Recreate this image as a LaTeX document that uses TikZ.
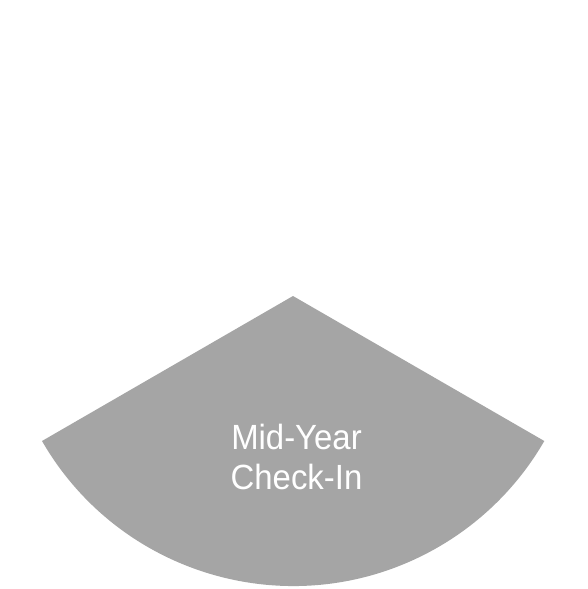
\documentclass[tikz,border=0pt]{standalone}
\usepackage{fontspec}
\setmainfont{Liberation Sans}
\definecolor{sectorgray}{HTML}{A5A5A5}
\begin{document}
\begin{tikzpicture}[x=1pt,y=-1pt,
  sector/.style={fill=sectorgray,draw=none},
  label/.style={text=white,font=\fontsize{35}{40}\selectfont,align=center,inner sep=0pt}]
\useasboundingbox (0,0) rectangle (587,589);
\fill[white] (0,0) rectangle (587,589);
\coordinate (apex) at (293,296);
\path[sector] (apex) -- (42,441) arc[start angle=150,end angle=30,radius=290] -- cycle;
\node[label] (txt) at (296.5,457) {\addfontfeature{FakeStretch=0.94}Mid-Year\\\addfontfeature{FakeStretch=0.94}Check-In};
\end{tikzpicture}
\end{document}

----

Problem requirements | Exclude the pictures. Write out the remaining data exactly.

Solution for this problem |
Recreate this image as a LaTeX document that uses TikZ.
\documentclass[tikz,border=0pt]{standalone}
\usepackage{fontspec}
\setmainfont{Liberation Sans}
\definecolor{sectorgray}{HTML}{A5A5A5}
\begin{document}
\begin{tikzpicture}[x=1pt,y=-1pt,
  sector/.style={fill=sectorgray,draw=none},
  label/.style={text=white,font=\fontsize{35}{40}\selectfont,align=center,inner sep=0pt}]
\useasboundingbox (0,0) rectangle (587,589);
\fill[white] (0,0) rectangle (587,589);
\coordinate (apex) at (293,296);
\path[sector] (apex) -- (42,441) arc[start angle=150,end angle=30,radius=290] -- cycle;
\node[label] (txt) at (296.5,457) {\addfontfeature{FakeStretch=0.94}Mid-Year\\\addfontfeature{FakeStretch=0.94}Check-In};
\end{tikzpicture}
\end{document}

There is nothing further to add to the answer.